Emotions can be all encompassing and sometimes the rage just needs releasing before you can get on with your day. The trick is to find a positive way to do it.
I have three default actions when I’m annoyed: Take a walk outside, hit the gym or write it out. The fresh air of the walk, the daylight and context change helps to remind you that there’s more to life.If the weather isn’t up for a walk I’m lucky enough to work from home where I can step into my home gym and bash out a few angry sets of weights – pushing the angry energy into something positive. If all else fails I will open a blank email put in my own email address and write out exactly what I would like to say to this person, no holds barred. I then send it to myself using a 2 hour delay on delivery. This gets the fury out of your system and since you’ve sent the email to yourself no harm has been done. When the email arrives in your inbox 2 hours later, read it back as if someone had sent it to you. You’ll often realize how this response would only make the situation worse and so now can look for a better way to respond in a calmer frame of mind.
What can you do to release the feelings in a positive way?
3. Is it worth it?
Sometimes there are situations that you do have to tackle immediately. Sometimes you do need to deal with an uncomfortable, negative and tense situation. Sometimes you just can’t hold it back. That is where this question comes in handy.
For me the thought of sacking the gardener simply over the method of payment and a rather gruff email did not outweigh the fact that I would then either have to do it myself or find a new company to do it.
Consider the consequences of your actions. Consider what will happen if you do this, what will happen if you don’t do this. Will this have longer term implications? For example, are you going to need this person’s help or cooperation on something else later?
4. Do you know all the facts?
This is often a hard question to ask, you are after all annoyed/insulted/under a red cloud of self-involved rage at the time. Consider though whether you really know the full facts of the situation before taking action.
For example, I didn’t know my gardener very well- maybe he was going through some personal circumstances and sending me bank details was the least of his worries.

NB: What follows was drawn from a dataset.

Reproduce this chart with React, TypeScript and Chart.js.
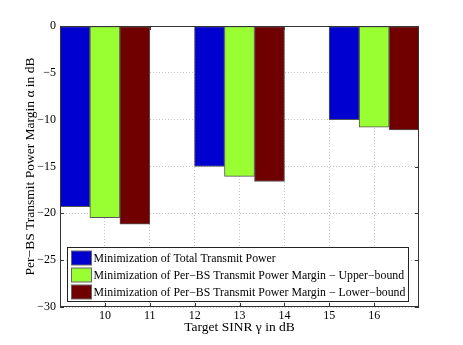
import React, { useEffect, useRef } from 'react';
import { Chart, registerables } from 'chart.js';

Chart.register(...registerables);

const targetSinr = [10, 13, 16];
const totalPower = [-19.3, -15.0, -10.0];
const upperBound = [-20.45, -16.05, -10.8];
const lowerBound = [-21.15, -16.6, -11.1];
const xTicks = [10, 11, 12, 13, 14, 15, 16];
const seriesLabels = [
  'Minimization of Total Transmit Power',
  'Minimization of Per\u2212BS Transmit Power Margin \u2212 Upper\u2212bound',
  'Minimization of Per\u2212BS Transmit Power Margin \u2212 Lower\u2212bound',
];
const seriesColors = ['#0000CF', '#99FF33', '#700000'];
const xTitle = 'Target SINR \u03B3 in dB';
const yTitle = 'Per\u2212BS Transmit Power Margin \u03B1 in dB';

const FONT = '"Liberation Serif", "Times New Roman", serif';

const framePlugin = {
  id: 'matlabFrame',
  beforeDatasetsDraw(chart: any) {
    const { ctx, chartArea: a, scales } = chart;
    ctx.save();
    ctx.strokeStyle = '#333';
    ctx.lineWidth = 1;
    ctx.beginPath();
    scales.x.ticks.forEach((t: any) => {
      const px = Math.round(scales.x.getPixelForValue(t.value)) + 0.5;
      ctx.moveTo(px, a.bottom);
      ctx.lineTo(px, a.bottom - 4);
      ctx.moveTo(px, a.top);
      ctx.lineTo(px, a.top + 4);
    });
    scales.y.ticks.forEach((t: any) => {
      const py = Math.round(scales.y.getPixelForValue(t.value)) + 0.5;
      ctx.moveTo(a.left, py);
      ctx.lineTo(a.left + 4, py);
      ctx.moveTo(a.right, py);
      ctx.lineTo(a.right - 4, py);
    });
    ctx.stroke();
    ctx.restore();
  },
  afterDatasetsDraw(chart: any) {
    const { ctx, chartArea: a } = chart;
    ctx.save();
    // frame
    ctx.strokeStyle = '#333';
    ctx.lineWidth = 1;
    const l = Math.round(a.left) + 0.5;
    const t = Math.round(a.top) + 0.5;
    const r = Math.round(a.right) - 0.5;
    const b = Math.round(a.bottom) - 0.5;
    ctx.strokeRect(l, t, r - l, b - t);

    // legend
    ctx.font = '11.8px ' + FONT;
    const datasets = chart.data.datasets;
    let maxW = 0;
    datasets.forEach((d: any) => {
      maxW = Math.max(maxW, ctx.measureText(d.label).width);
    });
    const rowH = 17;
    const boxLeft = Math.round(a.left) + 7.5;
    const boxBottom = Math.round(a.bottom) - 5.5;
    const boxH = datasets.length * rowH + 3;
    const boxTop = boxBottom - boxH;
    const textX = boxLeft + 26;
    const boxRight = Math.round(textX + maxW + 3) + 0.5;
    ctx.fillStyle = '#fff';
    ctx.fillRect(boxLeft, boxTop, boxRight - boxLeft, boxH);
    ctx.strokeStyle = '#222';
    ctx.strokeRect(boxLeft, boxTop, boxRight - boxLeft, boxH);
    datasets.forEach((d: any, i: number) => {
      const cy = boxTop + 10.5 + i * rowH;
      ctx.fillStyle = d.backgroundColor;
      ctx.fillRect(boxLeft + 4, cy - 7, 20, 14);
      ctx.strokeStyle = '#666';
      ctx.strokeRect(boxLeft + 4, cy - 7, 20, 14);
      ctx.fillStyle = '#000';
      ctx.textBaseline = 'middle';
      ctx.textAlign = 'left';
      ctx.fillText(d.label, textX, cy + 0.5);
    });
    ctx.restore();
  },
};

export default function App() {
  const ref = useRef<HTMLCanvasElement | null>(null);

  useEffect(() => {
    document.body.style.margin = '0';
    const canvas = ref.current!;
    const seriesValues = [totalPower, upperBound, lowerBound];
    const chart = new Chart(canvas, {
      type: 'bar',
      data: {
        datasets: seriesValues.map((vals, k) => ({
          label: seriesLabels[k],
          data: targetSinr.map((x, i) => ({ x, y: vals[i] })),
          backgroundColor: seriesColors[k],
          borderColor: '#555',
          borderWidth: 1,
          borderSkipped: false,
          barThickness: 30,
        })),
      },
      options: {
        animation: false,
        responsive: false,
        devicePixelRatio: 1,
        layout: { padding: { left: 0, right: 44, top: 26, bottom: 0 } },
        plugins: {
          legend: { display: false },
          tooltip: { enabled: false },
        },
        scales: {
          x: {
            type: 'linear',
            min: 9,
            max: 17,
            offset: false,
            afterBuildTicks: (s: any) => {
              s.ticks = xTicks.map((v) => ({ value: v }));
            },
            afterFit: (s: any) => {
              s.height = 38;
            },
            grid: { offset: false, color: '#c4c4c4', drawTicks: false, lineWidth: 1 },
            border: { display: false, dash: [1, 2] },
            ticks: {
              color: '#000',
              font: { family: FONT, size: 12 },
              padding: 2,
              maxRotation: 0,
              autoSkip: false,
              callback: (v: any) => String(v),
            },
            title: {
              display: true,
              text: xTitle,
              color: '#000',
              font: { family: FONT, size: 13.5 },
              padding: { top: 0, bottom: 9 },
            },
          },
          y: {
            type: 'linear',
            min: -30,
            max: 0,
            afterFit: (s: any) => {
              s.width = 60;
            },
            grid: { color: '#c4c4c4', drawTicks: false, lineWidth: 1 },
            border: { display: false, dash: [1, 2] },
            ticks: {
              stepSize: 5,
              color: '#000',
              font: { family: FONT, size: 12 },
              padding: 4,
              callback: (v: any) => (v < 0 ? '\u2212' + Math.abs(v) : String(v)),
            },
            title: {
              display: true,
              text: yTitle,
              color: '#000',
              font: { family: FONT, size: 13.5 },
              padding: { top: 22, bottom: 0 },
            },
          },
        },
      } as any,
      plugins: [framePlugin],
    });
    return () => chart.destroy();
  }, []);

  return (
    <div style={{ width: 463, height: 345 }}>
      <canvas ref={ref} width={463} height={345} style={{ display: 'block' }} />
    </div>
  );
}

Maybe he has 12 kids, 3 dogs and 2 elderly parents to look after on his own and so his short reply wasn’t an angry one just a reflection of his lack of time to go out of his way to do business the way I would prefer. Maybe he had been a victim of cybercrime or identity theft and was cautious about giving out personal details as a result.
Take a moment to do some research or at least think about what other fact you don’t know that might have an influence on how you respond.
One final tip:
Try a more personal communication method
Email is a blessing and curse. Instant free global communication has revolutionized the way we do business and have relationships. Unfortunately, email and the written word is subject to the interpretation of the reader and their present emotional state, something we have no control over. We have all experienced how easily this can lead to miscommunication and make a situation worse. If the topic is highly emotional or sensitive then call the person, Skype them, face time them, meet them for coffee to talk about it but don’t use email. If you need a record of what is said then follow-up afterwords confirming what was agreed. Sometimes just being in front of someone can help to diffuse tension. After all often we aren’t as brave in person as we are in an email!